Sukses

Ekonomi Kuat, Warga Asia Tak Perlu Khawatir dengan Brexit

Dalam jangka pendek, dampak Brexit akan terasa dalam pasar uang dan pasar modal.

Liputan6.com, Jakarta - Rakyat Inggris Raya akhirnya memutuskan untuk berpisah dari Uni Eropa (Brexit) dalam referendum yang digelar pada 23 Juni lalu. Sebanyak 51,9 persen penduduk memilih keluar, dan sebanyak 48,1 persen memutuskan untuk tetap bergabung.

Inggris Raya merupakan negara dengan tingkat perekonomian terbesar di Uni Eropa. Tak pelak, keputusan untuk berpisah langsung direspons negatif pasar. 

Pasca keputusan referendum, mata uang poundsterling sempat anjlok 12,5 persen terhadap dolar Amerika Serikat (AS). Standard & Poor’s pun akhirnya menurunkan peringkat utang Inggris dari level tertingginya, AAA ke AA.

"Kami rasa skenario terburuk dari keputusan ini, nilai pound sterling akan turun 10 persen-20 persen. Ditambah lagi dengan ketidakpastian akibat pengunduran diri Perdana Menteri David Cameron," ujar Ekonom DBS Group Research Philip Wee dalam risetnya “Brexit First Impact” dalam keterangan resminya di Jakarta, Jumat (15/7/2016).

Chief Economist DBS Group Research David Carbon menambahkan, keputusan untuk keluar dari Uni Eropa merupakan kemunduran besar bagi Inggris Raya. Mereka seperti sedang menembak kakinya sendiri dalam menghadapi era perdagangan bebas dan globalisasi yang membuka sekat-sekat perbatasan negaranya.

Bagi kelompok muda, perdagangan bebas merupakan peluang untuk memperoleh pekerjaan serta pendapatan yang melampaui orang-orang tua mereka. Itu sebabnya, anak-anak muda Inggris lebih memilih untuk tetap bergabung dengan Uni Eropa, lantaran dengan perdagangan, baik barang dan jasa yang semakin terbuka, mereka bebas bekerja di mana saja.

Namun bagi generasi tua yang kurang memiliki kemampuan, sambung Carbon, era perdagangan bebas dapat membatasi ruang mereka untuk memperoleh pekerjaan.
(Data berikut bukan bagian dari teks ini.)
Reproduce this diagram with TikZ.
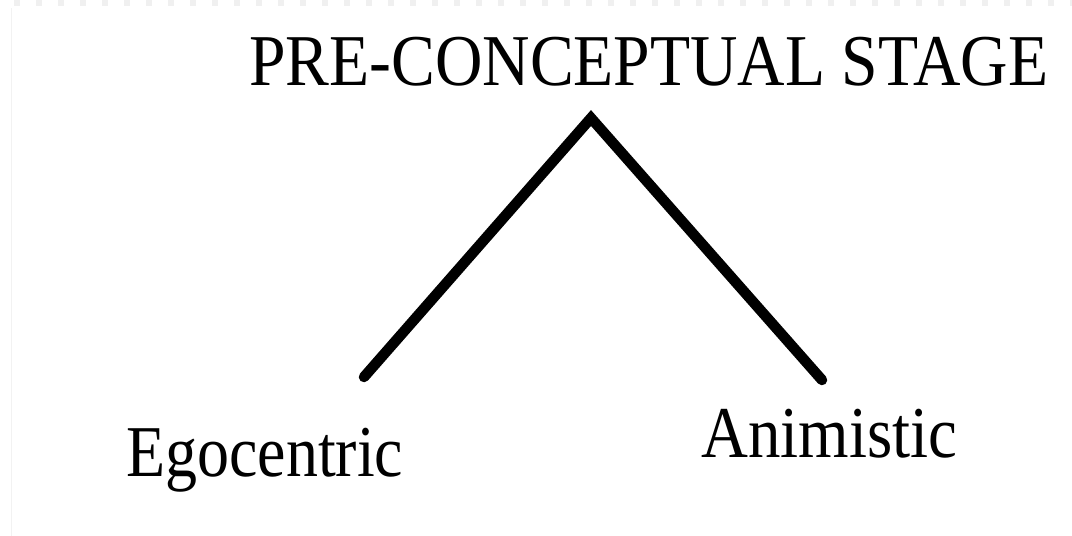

Mereka kalah bersaing dengan pencari kerja yang lebih muda dan familiar dengan teknologi anyar sehingga solusinya perlu pelatihan.

"Efek domino Brexit bisa menjadi inspirasi bagi negara Uni Eropa lain seperti Belanda, Austria, Swedia, dan Prancis untuk menggelar referendum serupa," jelasnya.

Imbas Brexit bagi Asia

Dalam jangka pendek, dampak Brexit akan terasa dalam pasar uang dan pasar modal. Ini terlihat dari bursa saham Asia melakukan aksi jual pada saat hasil referendum diumumkan. Namun Carbon mengatakan, dari perspektif ekonomi dampak ini tidak terlalu mengkhawatirkan terutama bagi Asia.

"Walaupun pertumbuhan Asia melambat, Asia masih akan tumbuh sekitar US$ 1 triliun setiap tahun. Ini setara dengan tingkat produk domestik bruto (PDB) Jerman setiap 3,2 tahun. Lima tahun mendatang, Asia akan membentuk Jerman baru setiap 2,8 tahun. Jadi jangan khawatir soal Brexit jika Anda tinggal di Asia," kata Carbon.